While rookie member of parliament Siobhan Coady leaped past considerably more experienced caucus mates to get a post as the fisheries and oceans critic (and good on her), the last Dion shadow cabinet seems to be a case of sticking the Newfoundlander in charge of the fish.
Sure Coady has a family business in the fishery and therefore knows something about things that live in the ocean and the people who make a living - such as it is in most cases - from it.
But for far too long, Newfoundland and Labrador has been politically regarded as the home of fish and whine.
Count up the number of times fisheries and oceans in any party has gone to a Newfoundlander since 1949 either as minister or as an opposition critic. You'll quickly get the point.

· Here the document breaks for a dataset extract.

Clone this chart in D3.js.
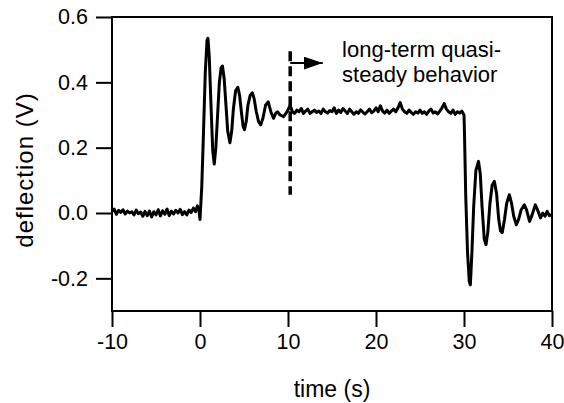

There are more than a few substantive problems with this of course.
First, there is an inherent conflict of interest in putting in charge of the fisheries department a politician with ties to the fishing industry. That no one seems bothered by this is a sign that the fishing industry has no political clout in the country even though it is a significant economic sector in several provinces.
Second, there is an even greater conflict created by putting in charge of fisheries (or acting as the critic) any politician from a province where the fishery is less a business than a Frankenstein exercise in social engineering.
The tinfoil hat brigade, the anti-Confederate sasquatch hunters will leap forward to blame the evil machinations of "Ottawa" for the plight of the local industry. The sad reality is that the current mess is entirely the construction of the political, social and business interests of Newfoundland and Labrador, over successive generations, who have forestalled, undermined and otherwise opposed any real and positive reform.
In Newfoundland and Labrador, the fishery is a cult. As with any cult, it has its high priests who will rush to the temple altar - in this case the local open line shows and fisheries broadcast - to declare any reformer as a traitor, as a heretic. It is an inbred cult where satisfaction comes from shagging your own. Onlookers are distracted from the spectacle by the claim that outsiders have covetous designs on the defiled or that foreigners need to be driven from what is left of the sanctuary.
Of course, there is also the third problem, namely the perpetual death struggle between local and national politicians. Williams penchant for whining and his love of personal attacks first on Loyola Hearn and then Fabian Manning, only added to the problem lately and gave the Conservative death struggle its unique characteristics. Theirs is just the latest racket, though, in what has been, essentially, an interminable struggle.
Consider, if you will, two groups of politicians sitting in a meeting room, discussing not how best to help unshackle the legion of wage-slaves chained to the splitting tables, but rather jockeying to avoid being the one to take the political flack from the cultists.
If any political party in Canada had any real interest in the people involved in the fishery, they would never appoint anyone from this province to serve as fisheries minister or as critic of the department. Nor would they appoint someone from a neighbouring fisheries provinces who does little more than mouth the worship words of the local cultists.
And if any politician from this province wanted to do anything for the fishery other than perpetuate the misery in it, he or she would refuse any political responsibility for it either in cabinet or opposition. Better leave the job to someone not already seduced by the cultists.
Sadly, in the the New Democratic opposition and now the Liberal shadow cabinet, we have the same old cycle repeating itself once again.
As far as this appointment goes, Siobhan Coady has done alright for herself; it's quite a plum and we get a fresh face on the scene.
But for the fishery?
We'd venture there'll just be more of the same.
Wait.
What's that on the wind?
Could it be a news release on custodial management?